**Required task**
Copy the lines of the data below exactly, starting at the first and stopping after the line that contains "YMAX = 6.02"; include no pictures.

%%

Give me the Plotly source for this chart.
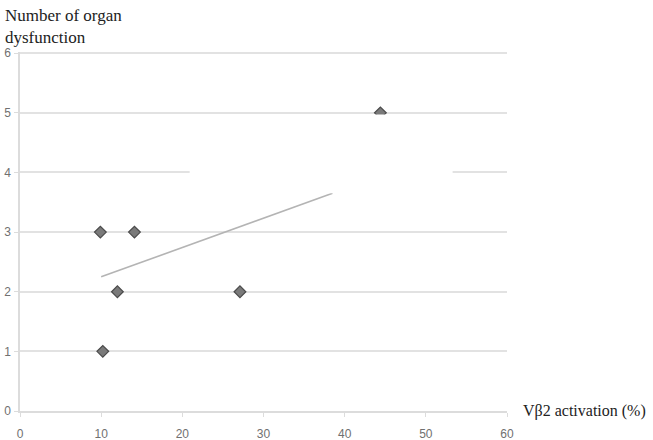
import plotly.graph_objects as go

# Data
activation = [9.9, 14.1, 12.0, 27.1, 10.2, 44.4]
organ_dysfunction = [3, 3, 2, 2, 1, 5]
trend_x = [10.0, 38.5]
trend_y = [2.25, 3.65]
x_ticks = [0, 10, 20, 30, 40, 50, 60]
y_ticks = [0, 1, 2, 3, 4, 5, 6]

W, H = 653, 440
L, R, T, B = 20, 146, 52, 29
YMAX = 6.02

fig = go.Figure()
fig.add_trace(go.Scatter(
    x=trend_x, y=trend_y, mode="lines",
    line=dict(color="#b4b4b4", width=1.6), hoverinfo="skip", showlegend=False))
fig.add_trace(go.Scatter(
    x=activation, y=organ_dysfunction, mode="markers",
    marker=dict(symbol="diamond", size=9, color="#7a7a7a",
                line=dict(color="#4a4a4a", width=1.2)),
    showlegend=False))

# white box covering part of the chart (as in the reference)
fig.add_shape(type="rect", xref="x", yref="y", x0=20.9, x1=53.3, y0=3.65, y1=4.97,
              fillcolor="white", line=dict(width=0), layer="above")

fig.update_layout(
    width=W, height=H,
    margin=dict(l=L, r=R, t=T, b=B, pad=0, autoexpand=False),
    paper_bgcolor="white", plot_bgcolor="white",
    font=dict(family="Liberation Sans, Arial, sans-serif", color="#707070", size=11),
    xaxis=dict(range=[0, 60], tickvals=x_ticks, showgrid=False, zeroline=False,
               automargin=False,
               showline=True, linecolor="#dcdcdc", linewidth=1.5,
               ticks="outside", ticklen=4, tickcolor="#dcdcdc",
               tickfont=dict(size=12, color="#707070"), ticklabelstandoff=7),
    yaxis=dict(range=[0, YMAX], tickvals=y_ticks, showgrid=True, gridcolor="#e2e2e2",
               automargin=False,
               gridwidth=1.5, zeroline=False, showline=True, linecolor="#dcdcdc",
               linewidth=1.5, ticks="outside", ticklen=4, tickcolor="#dcdcdc",
               tickfont=dict(size=12, color="#707070"), ticklabelstandoff=1),
    annotations=[
        dict(text="Number of organ<br>dysfunction", xref="paper", yref="paper",
             x=-(L - 3) / (W - L - R), y=1 + (T - 4) / (H - T - B),
             xanchor="left", yanchor="top", align="left", showarrow=False,
             font=dict(family="Liberation Serif, Times New Roman, serif", size=17, color="#222222")),
        dict(text="Vβ2 activation (%)", xref="paper", yref="y",
             x=1 + 14 / (W - L - R), y=0, xanchor="left", yanchor="middle",
             showarrow=False,
             font=dict(family="Liberation Serif, Times New Roman, serif", size=16, color="#222222")),
    ],
)

fig.write_html("out.html", config={"displayModeBar": False},
               post_script="document.body.style.margin='0';document.body.style.overflow='hidden';")
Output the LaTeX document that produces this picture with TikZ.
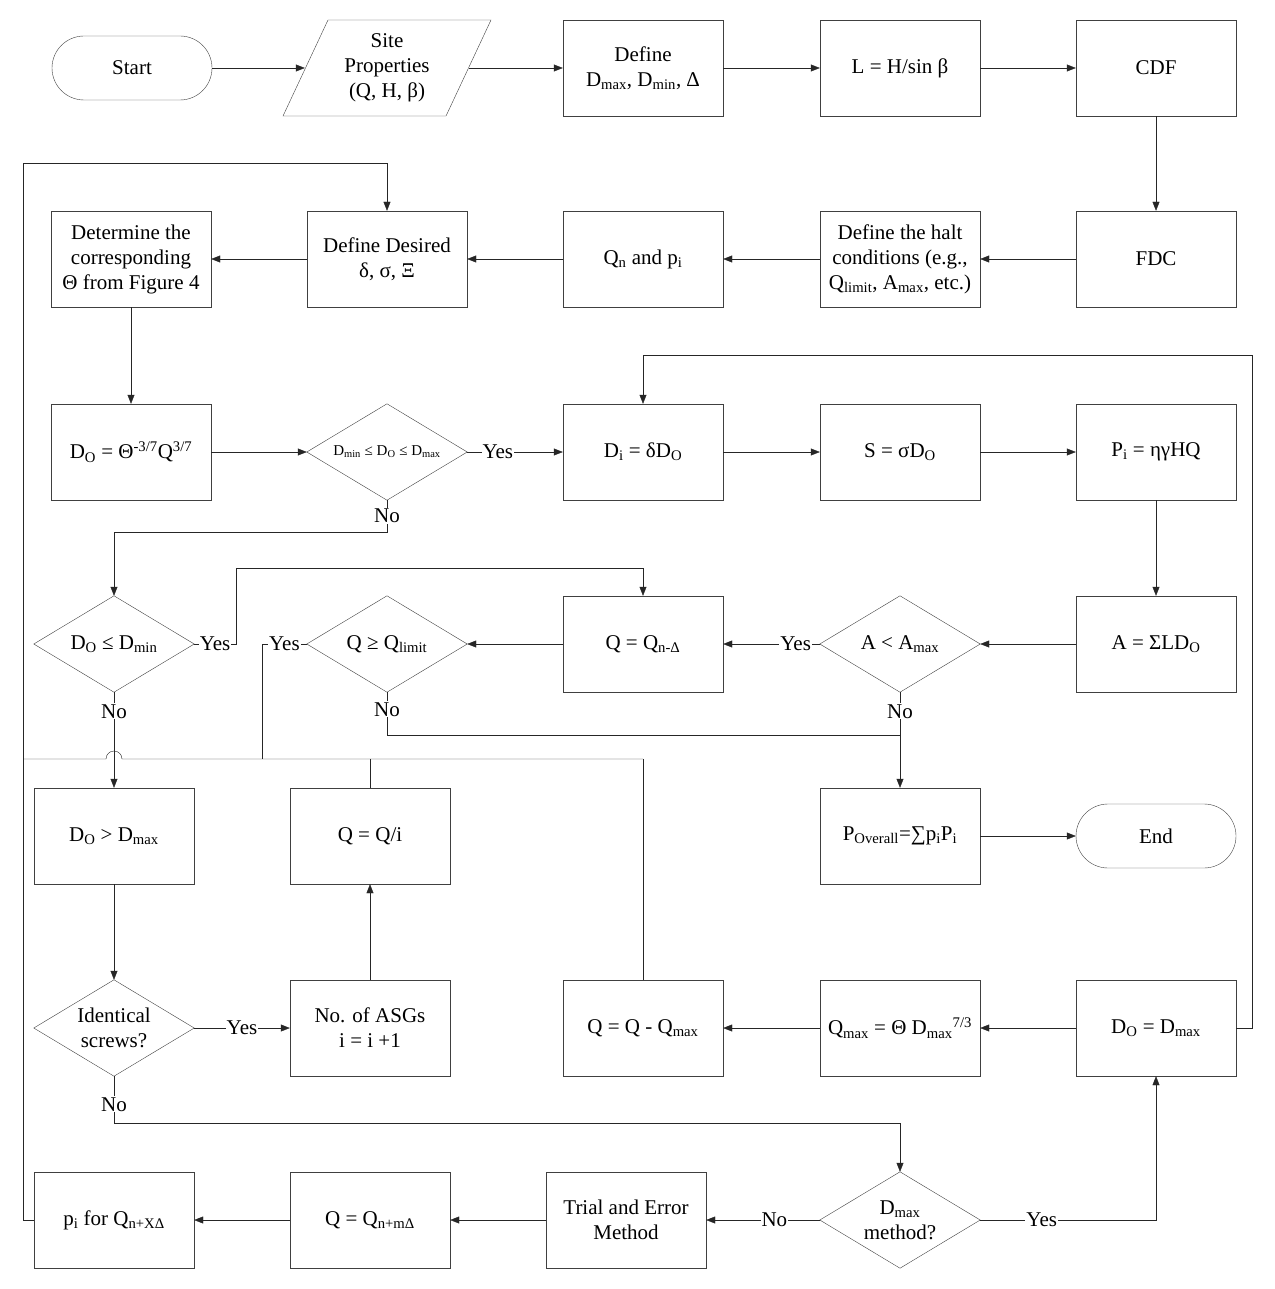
\documentclass[tikz,border=0pt]{standalone}
\usepackage{fontspec}
\setmainfont{Liberation Serif}
\usetikzlibrary{shapes.geometric,arrows.meta}
\newcommand{\sbs}[1]{\textsubscript{#1}}
\begin{document}
\begin{tikzpicture}[x=1pt,y=-1pt,
  every node/.style={font=\fontsize{21}{25}\selectfont},
  box/.style={draw=black!75,minimum width=160pt,minimum height=96pt,align=center,inner sep=2pt},
  term/.style={draw=black!75,rounded corners=32pt,minimum width=160pt,minimum height=64pt},
  dia/.style={minimum width=160pt,minimum height=96pt,inner sep=0pt,align=center,
    append after command={\pgfextra{\draw[black!75] (\tikzlastnode.north)--(\tikzlastnode.east)--(\tikzlastnode.south)--(\tikzlastnode.west)--cycle;}}},
  lab/.style={fill=white,inner sep=1pt},
  ar/.style={-{Triangle[length=9pt,width=7pt]},draw=black!85},
  ln/.style={draw=black!85}]
\useasboundingbox (0,0) rectangle (1274,1289);
% row 1
\node[term] (start) at (132,68) {Start};
\node[minimum width=164pt,minimum height=96pt,align=center,inner sep=0pt] (site) at (387,68) {Site\\Properties\\(Q, H, β)};
\draw[black!75] (283,116)--(328,20)--(491,20)--(446,116)--cycle;
\node[box] (def) at (643,68) {Define\\D\sbs{max}, D\sbs{min}, Δ};
\node[box] (L) at (900,68) {L = H/sin β};
\node[box] (cdf) at (1156,68) {CDF};
% row 2
\node[box] (det) at (131,259) {Determine the\\corresponding\\Θ from Figure 4};
\node[box] (dd) at (387,259) {Define Desired\\δ, σ, Ξ};
\node[box] (qn) at (643,259) {Q\sbs{n} and p\sbs{i}};
\node[box] (halt) at (900,259) {Define the halt\\conditions (e.g.,\\Q\sbs{limit}, A\sbs{max}, etc.)};
\node[box] (fdc) at (1156,259) {FDC};
% row 3
\node[box] (do) at (131,452) {D\sbs{O} = Θ\textsuperscript{-3/7}Q\textsuperscript{3/7}};
\node[dia,font=\fontsize{15}{18}\selectfont] (d1) at (387,452) {D\sbs{min} ≤ D\sbs{O} ≤ D\sbs{max}};
\node[box] (di) at (643,452) {D\sbs{i} = δD\sbs{O}};
\node[box] (s) at (900,452) {S = σD\sbs{O}};
\node[box] (pi) at (1156,452) {P\sbs{i} = ηγHQ};
% row 4
\node[dia] (d2) at (114,644) {D\sbs{O} ≤ D\sbs{min}};
\node[dia] (d3) at (387,644) {Q ≥ Q\sbs{limit}};
\node[box] (qnd) at (643,644) {Q = Q\sbs{n-Δ}};
\node[dia] (d4) at (900,644) {A < A\sbs{max}};
\node[box] (a) at (1156,644) {A = ΣLD\sbs{O}};
% row 5
\node[box] (dgt) at (114,836) {D\sbs{O} > D\sbs{max}};
\node[box] (qi) at (370,836) {Q = Q/i};
\node[box] (pov) at (900,836) {P\sbs{Overall}=∑p\sbs{i}P\sbs{i}};
\node[term] (end) at (1156,836) {End};
% row 6
\node[dia] (d5) at (114,1028) {Identical\\screws?};
\node[box] (asg) at (370,1028) {No. of ASGs\\i = i +1};
\node[box] (qqm) at (643,1028) {Q = Q - Q\sbs{max}};
\node[box] (qmax) at (900,1028) {Q\sbs{max} = Θ D\sbs{max}\textsuperscript{7/3}};
\node[box] (dodm) at (1156,1028) {D\sbs{O} = D\sbs{max}};
% row 7
\node[box] (pq) at (114,1220) {p\sbs{i} for Q\sbs{n+XΔ}};
\node[box] (qnm) at (370,1220) {Q = Q\sbs{n+mΔ}};
\node[box] (te) at (626,1220) {Trial and Error\\Method};
\node[dia] (d6) at (900,1220) {D\sbs{max}\\method?};
% connectors
\draw[ar] (start) -- (site);
\draw[ar] (site) -- (def);
\draw[ar] (def) -- (L);
\draw[ar] (L) -- (cdf);
\draw[ar] (cdf) -- (fdc);
\draw[ar] (fdc) -- (halt);
\draw[ar] (halt) -- (qn);
\draw[ar] (qn) -- (dd);
\draw[ar] (dd) -- (det);
\draw[ar] (det) -- (do);
\draw[ar] (do) -- (d1);
\draw[ar] (d1) -- node[lab,pos=0.32]{Yes} (di);
\draw[ar] (di) -- (s);
\draw[ar] (s) -- (pi);
\draw[ar] (pi) -- (a);
\draw[ar] (a) -- (d4);
\draw[ar] (d4) -- node[lab,pos=0.25]{Yes} (qnd);
\draw[ar] (qnd) -- (d3);
\draw[ar] (d4) -- node[lab,pos=0.2]{No} (pov);
\draw[ln] (d3.south) -- node[lab,pos=0.4]{No} (387,735) -- (900,735);
\draw[ar] (pov) -- (end);
\draw[ln] (d3.west) -- node[lab,pos=0.5]{Yes} (262,644) -- (262,759);
\draw[ar] (d1.south) -- node[lab,pos=0.5]{No} (387,532) -- (114,532) -- (d2.north);
\draw[ar] (d2.east) -- node[lab,pos=0.5]{Yes} (236,644) -- (236,568) -- (643,568) -- (qnd.north);
\draw[ar] (d2.south) -- node[lab,pos=0.2]{No} (dgt.north);
\draw[ar] (dgt) -- (d5);
\draw[ar] (d5) -- node[lab,pos=0.5]{Yes} (asg);
\draw[ar] (asg) -- (qi);
\draw[ln] (qi.north) -- (370,759);
\draw[ar] (d5.south) -- node[lab,pos=0.6]{No} (114,1123) -- (900,1123) -- (d6.north);
\draw[ar] (d6.east) -- node[lab,pos=0.35]{Yes} (1156,1220) -- (dodm.south);
\draw[ar] (d6) -- node[lab,pos=0.4]{No} (te);
\draw[ar] (te) -- (qnm);
\draw[ar] (qnm) -- (pq);
\draw[ar] (dodm) -- (qmax);
\draw[ar] (qmax) -- (qqm);
\draw[ln] (qqm.north) -- (643,759);
\draw[ar] (dodm.east) -- (1252,1028) -- (1252,355) -- (643,355) -- (di.north);
\draw[ar] (pq.west) -- (23,1220) -- (23,163) -- (387,163) -- (dd.north);
\draw[ln] (23,759) -- (106,759) arc (180:360:8) -- (643,759);
\end{tikzpicture}
\end{document}
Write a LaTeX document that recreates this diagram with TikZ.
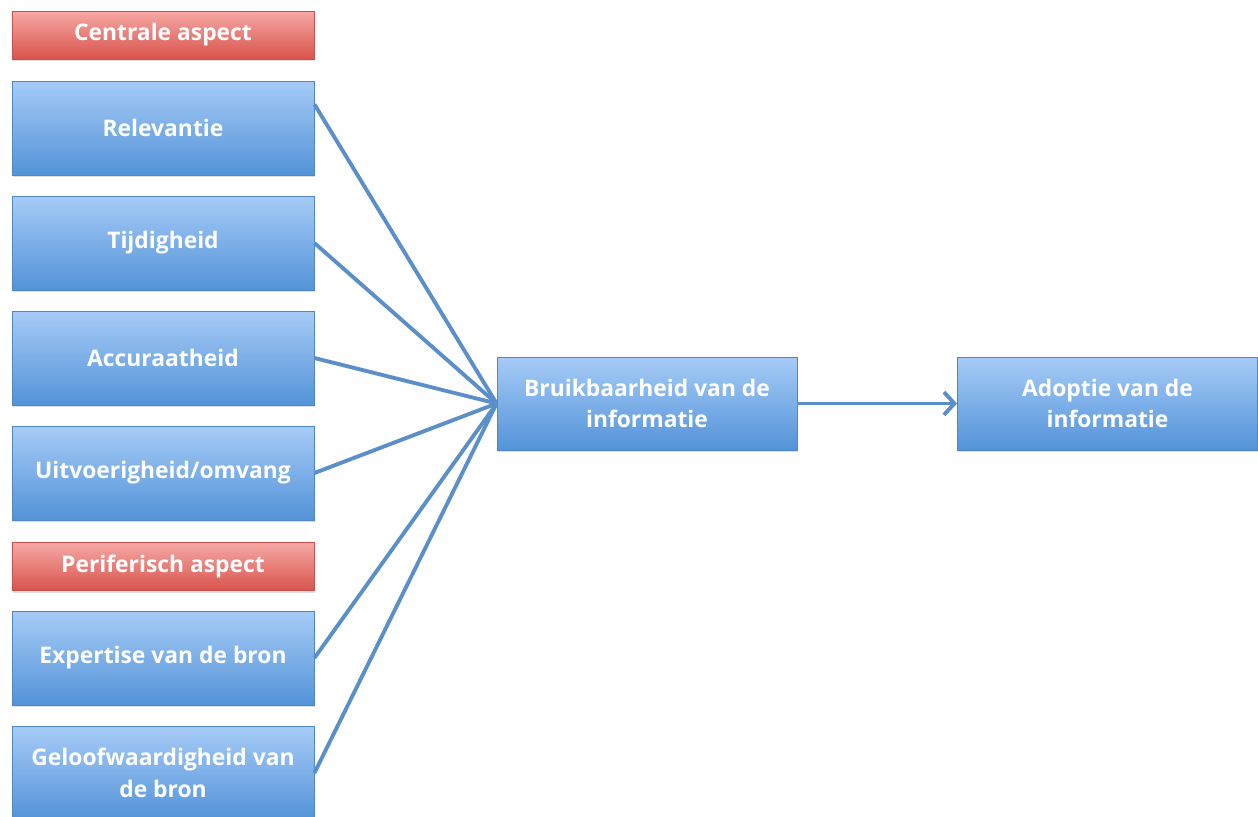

%%

**Task response**
Give me the Plotly source for this chart.
import plotly.graph_objects as go

# Data
activation = [9.9, 14.1, 12.0, 27.1, 10.2, 44.4]
organ_dysfunction = [3, 3, 2, 2, 1, 5]
trend_x = [10.0, 38.5]
trend_y = [2.25, 3.65]
x_ticks = [0, 10, 20, 30, 40, 50, 60]
y_ticks = [0, 1, 2, 3, 4, 5, 6]

W, H = 653, 440
L, R, T, B = 20, 146, 52, 29
YMAX = 6.02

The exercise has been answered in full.